◆ Problem details: Exactly the lines from the one with "Output the Python script that produces this picture with seaborn" through the one with "import numpy as np", inclusive, are to be repeated, and the pictures are not.

◆ Extracted data:
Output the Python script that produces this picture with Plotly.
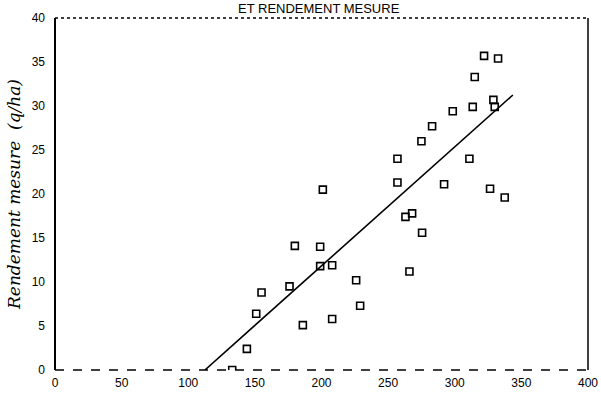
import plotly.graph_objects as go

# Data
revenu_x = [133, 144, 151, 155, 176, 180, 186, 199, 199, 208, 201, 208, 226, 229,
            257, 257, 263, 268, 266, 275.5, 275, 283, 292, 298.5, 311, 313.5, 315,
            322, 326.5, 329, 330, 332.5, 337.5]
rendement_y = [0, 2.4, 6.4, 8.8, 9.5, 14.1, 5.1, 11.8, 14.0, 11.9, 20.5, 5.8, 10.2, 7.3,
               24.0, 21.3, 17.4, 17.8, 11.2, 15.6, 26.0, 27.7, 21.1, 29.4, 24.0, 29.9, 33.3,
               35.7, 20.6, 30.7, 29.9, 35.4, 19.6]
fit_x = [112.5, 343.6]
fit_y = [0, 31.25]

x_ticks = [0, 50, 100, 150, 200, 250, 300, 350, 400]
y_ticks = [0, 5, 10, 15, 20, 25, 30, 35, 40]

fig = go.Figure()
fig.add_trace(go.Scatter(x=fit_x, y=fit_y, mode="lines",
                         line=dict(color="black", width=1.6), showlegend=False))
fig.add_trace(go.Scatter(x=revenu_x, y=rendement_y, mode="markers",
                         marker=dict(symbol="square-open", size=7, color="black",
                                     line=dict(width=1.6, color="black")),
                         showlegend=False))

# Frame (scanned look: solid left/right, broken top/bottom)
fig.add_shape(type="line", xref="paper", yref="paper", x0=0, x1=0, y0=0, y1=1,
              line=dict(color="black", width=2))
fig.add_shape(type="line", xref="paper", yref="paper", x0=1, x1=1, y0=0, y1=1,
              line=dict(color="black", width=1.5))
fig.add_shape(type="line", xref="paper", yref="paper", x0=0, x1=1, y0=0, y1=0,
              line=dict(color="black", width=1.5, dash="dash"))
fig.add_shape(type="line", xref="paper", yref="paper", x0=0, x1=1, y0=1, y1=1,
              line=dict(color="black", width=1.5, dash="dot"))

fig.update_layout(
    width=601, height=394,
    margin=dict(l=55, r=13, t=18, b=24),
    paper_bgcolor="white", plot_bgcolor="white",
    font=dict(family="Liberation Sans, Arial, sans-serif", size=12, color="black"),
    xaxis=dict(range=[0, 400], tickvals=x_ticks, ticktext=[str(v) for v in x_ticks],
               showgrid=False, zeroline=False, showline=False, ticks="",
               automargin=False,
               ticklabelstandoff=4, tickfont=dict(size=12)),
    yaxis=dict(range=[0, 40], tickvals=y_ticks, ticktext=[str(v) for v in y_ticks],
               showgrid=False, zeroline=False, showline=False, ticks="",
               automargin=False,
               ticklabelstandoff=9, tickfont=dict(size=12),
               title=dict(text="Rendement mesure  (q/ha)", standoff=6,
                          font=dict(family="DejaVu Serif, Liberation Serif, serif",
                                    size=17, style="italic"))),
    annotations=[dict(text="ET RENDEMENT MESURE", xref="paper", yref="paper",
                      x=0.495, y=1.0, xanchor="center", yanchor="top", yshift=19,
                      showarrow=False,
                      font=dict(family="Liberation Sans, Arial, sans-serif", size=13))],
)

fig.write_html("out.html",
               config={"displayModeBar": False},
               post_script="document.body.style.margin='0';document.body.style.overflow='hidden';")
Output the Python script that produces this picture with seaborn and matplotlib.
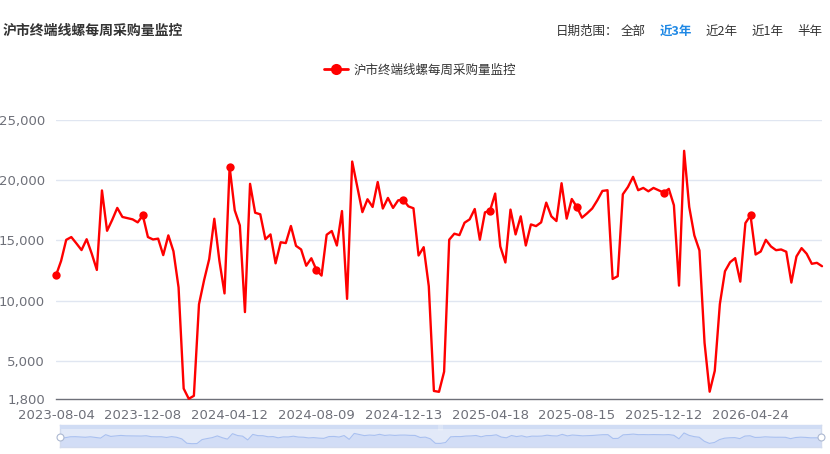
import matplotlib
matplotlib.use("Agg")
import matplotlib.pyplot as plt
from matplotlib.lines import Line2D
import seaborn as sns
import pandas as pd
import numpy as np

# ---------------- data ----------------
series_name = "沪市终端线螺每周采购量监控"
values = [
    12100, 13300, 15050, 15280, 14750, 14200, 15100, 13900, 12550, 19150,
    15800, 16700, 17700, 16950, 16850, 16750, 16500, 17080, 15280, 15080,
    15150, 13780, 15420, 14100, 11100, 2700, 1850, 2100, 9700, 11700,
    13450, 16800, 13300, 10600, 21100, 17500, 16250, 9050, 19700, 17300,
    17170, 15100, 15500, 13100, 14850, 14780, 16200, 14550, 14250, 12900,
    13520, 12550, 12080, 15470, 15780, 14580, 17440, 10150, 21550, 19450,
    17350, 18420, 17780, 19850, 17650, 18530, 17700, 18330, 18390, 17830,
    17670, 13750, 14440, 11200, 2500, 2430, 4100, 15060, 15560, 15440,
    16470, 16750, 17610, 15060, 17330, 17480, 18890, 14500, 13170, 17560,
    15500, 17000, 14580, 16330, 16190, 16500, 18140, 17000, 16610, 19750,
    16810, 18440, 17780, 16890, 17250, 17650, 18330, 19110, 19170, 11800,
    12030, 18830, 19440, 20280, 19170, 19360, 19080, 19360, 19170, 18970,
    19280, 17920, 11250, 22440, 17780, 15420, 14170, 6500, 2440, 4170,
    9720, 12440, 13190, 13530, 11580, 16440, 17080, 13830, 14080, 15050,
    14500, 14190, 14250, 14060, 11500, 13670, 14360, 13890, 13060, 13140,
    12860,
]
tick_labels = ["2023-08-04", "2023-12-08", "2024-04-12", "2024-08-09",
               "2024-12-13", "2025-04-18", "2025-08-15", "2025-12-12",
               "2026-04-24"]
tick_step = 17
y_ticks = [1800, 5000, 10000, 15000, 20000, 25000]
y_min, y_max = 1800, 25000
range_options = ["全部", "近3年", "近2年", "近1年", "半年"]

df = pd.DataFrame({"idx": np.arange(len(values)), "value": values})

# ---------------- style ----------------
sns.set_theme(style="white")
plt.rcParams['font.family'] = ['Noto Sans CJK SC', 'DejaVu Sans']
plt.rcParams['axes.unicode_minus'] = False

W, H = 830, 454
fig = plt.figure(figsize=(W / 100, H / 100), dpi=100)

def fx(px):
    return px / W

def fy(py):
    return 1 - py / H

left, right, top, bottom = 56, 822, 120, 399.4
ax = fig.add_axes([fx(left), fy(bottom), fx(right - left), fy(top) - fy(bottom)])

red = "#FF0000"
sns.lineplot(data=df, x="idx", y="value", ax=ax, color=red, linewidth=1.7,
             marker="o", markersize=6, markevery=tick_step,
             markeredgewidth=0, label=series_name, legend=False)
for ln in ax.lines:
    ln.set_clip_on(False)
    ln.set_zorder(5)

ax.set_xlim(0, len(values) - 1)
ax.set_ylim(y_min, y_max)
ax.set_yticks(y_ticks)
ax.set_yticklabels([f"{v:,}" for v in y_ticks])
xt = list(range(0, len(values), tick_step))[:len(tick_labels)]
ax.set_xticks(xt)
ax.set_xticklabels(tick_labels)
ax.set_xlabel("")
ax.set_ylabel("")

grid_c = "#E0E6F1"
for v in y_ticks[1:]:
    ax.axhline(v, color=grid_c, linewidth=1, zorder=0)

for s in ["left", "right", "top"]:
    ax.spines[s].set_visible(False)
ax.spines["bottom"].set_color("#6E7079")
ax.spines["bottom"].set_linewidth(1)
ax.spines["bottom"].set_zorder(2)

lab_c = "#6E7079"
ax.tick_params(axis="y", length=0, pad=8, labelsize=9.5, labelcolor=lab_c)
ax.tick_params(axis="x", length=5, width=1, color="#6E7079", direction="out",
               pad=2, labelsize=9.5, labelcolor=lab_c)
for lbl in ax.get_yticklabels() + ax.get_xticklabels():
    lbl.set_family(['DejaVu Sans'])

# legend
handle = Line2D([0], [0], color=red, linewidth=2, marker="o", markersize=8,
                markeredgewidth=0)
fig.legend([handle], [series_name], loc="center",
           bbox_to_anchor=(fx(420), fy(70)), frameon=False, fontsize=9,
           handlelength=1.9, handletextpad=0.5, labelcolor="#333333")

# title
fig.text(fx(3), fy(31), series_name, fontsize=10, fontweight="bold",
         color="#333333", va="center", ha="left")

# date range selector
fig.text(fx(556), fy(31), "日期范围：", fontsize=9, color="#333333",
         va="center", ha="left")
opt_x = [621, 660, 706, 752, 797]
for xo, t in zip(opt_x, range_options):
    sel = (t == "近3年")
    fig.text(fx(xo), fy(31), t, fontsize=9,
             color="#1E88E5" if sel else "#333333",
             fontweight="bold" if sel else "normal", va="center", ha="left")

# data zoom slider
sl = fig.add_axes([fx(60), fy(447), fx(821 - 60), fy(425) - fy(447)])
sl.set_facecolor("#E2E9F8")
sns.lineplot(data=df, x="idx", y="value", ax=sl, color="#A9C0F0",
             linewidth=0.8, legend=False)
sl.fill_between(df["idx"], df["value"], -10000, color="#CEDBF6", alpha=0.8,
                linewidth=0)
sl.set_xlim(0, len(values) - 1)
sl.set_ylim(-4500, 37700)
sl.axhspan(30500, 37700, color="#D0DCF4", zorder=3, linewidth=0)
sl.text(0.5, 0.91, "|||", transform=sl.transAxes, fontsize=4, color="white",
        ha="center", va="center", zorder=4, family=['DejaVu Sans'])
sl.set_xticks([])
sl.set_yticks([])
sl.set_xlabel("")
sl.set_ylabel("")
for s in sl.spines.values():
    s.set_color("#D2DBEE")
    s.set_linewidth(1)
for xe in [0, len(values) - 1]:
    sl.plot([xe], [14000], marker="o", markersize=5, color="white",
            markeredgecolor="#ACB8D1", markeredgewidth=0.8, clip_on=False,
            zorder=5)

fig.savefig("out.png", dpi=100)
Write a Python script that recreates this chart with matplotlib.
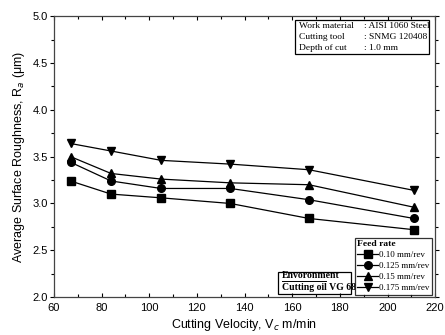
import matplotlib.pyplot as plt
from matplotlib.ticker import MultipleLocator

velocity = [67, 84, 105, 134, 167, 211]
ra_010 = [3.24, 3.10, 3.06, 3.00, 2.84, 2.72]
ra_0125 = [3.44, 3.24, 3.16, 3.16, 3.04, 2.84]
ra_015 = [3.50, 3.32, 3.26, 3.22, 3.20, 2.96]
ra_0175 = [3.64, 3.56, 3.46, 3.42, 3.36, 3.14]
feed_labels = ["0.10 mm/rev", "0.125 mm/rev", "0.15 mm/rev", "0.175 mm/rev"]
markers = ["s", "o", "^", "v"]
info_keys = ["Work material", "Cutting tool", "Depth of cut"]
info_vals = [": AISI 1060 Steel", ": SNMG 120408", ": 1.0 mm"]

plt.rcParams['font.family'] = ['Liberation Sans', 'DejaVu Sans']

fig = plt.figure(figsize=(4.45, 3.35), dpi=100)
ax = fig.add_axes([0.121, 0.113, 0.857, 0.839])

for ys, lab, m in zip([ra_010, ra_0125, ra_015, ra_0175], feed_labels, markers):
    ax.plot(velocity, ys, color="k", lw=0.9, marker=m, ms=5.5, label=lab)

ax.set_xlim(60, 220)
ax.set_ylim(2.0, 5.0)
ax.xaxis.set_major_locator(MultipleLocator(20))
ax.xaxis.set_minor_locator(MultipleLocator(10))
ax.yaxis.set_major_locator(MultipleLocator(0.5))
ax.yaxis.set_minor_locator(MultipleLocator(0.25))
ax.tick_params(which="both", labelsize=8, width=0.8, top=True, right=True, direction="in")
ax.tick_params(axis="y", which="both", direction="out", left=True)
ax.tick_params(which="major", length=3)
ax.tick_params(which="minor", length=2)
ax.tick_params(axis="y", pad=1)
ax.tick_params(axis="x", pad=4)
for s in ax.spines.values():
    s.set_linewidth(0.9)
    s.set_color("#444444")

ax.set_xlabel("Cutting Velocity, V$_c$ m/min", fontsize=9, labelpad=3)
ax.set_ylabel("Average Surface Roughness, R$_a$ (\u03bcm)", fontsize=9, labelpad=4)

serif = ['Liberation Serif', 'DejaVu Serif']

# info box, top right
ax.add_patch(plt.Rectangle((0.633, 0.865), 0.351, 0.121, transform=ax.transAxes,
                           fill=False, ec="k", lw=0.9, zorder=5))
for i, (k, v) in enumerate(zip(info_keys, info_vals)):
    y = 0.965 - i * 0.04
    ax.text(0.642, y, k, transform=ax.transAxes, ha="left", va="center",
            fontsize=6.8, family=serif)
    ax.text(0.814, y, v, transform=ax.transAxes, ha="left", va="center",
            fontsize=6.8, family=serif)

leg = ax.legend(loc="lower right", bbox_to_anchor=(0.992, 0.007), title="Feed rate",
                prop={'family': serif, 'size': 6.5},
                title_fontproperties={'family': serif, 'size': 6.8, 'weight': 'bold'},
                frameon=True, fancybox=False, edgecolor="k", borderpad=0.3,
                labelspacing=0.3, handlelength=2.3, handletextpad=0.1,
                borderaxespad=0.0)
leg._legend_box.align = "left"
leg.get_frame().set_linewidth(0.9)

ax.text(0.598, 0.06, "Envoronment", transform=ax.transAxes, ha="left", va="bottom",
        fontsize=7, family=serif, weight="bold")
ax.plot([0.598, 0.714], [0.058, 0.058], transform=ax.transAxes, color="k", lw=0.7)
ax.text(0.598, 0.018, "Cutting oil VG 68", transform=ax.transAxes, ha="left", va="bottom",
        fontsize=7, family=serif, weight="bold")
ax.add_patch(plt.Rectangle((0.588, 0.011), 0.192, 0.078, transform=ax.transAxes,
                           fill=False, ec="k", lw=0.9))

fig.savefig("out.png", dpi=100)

◆ Written solution:
Output the Python script that produces this picture with seaborn and matplotlib.
import matplotlib
matplotlib.use("Agg")
import matplotlib.pyplot as plt
from matplotlib.lines import Line2D
import seaborn as sns
import pandas as pd
import numpy as np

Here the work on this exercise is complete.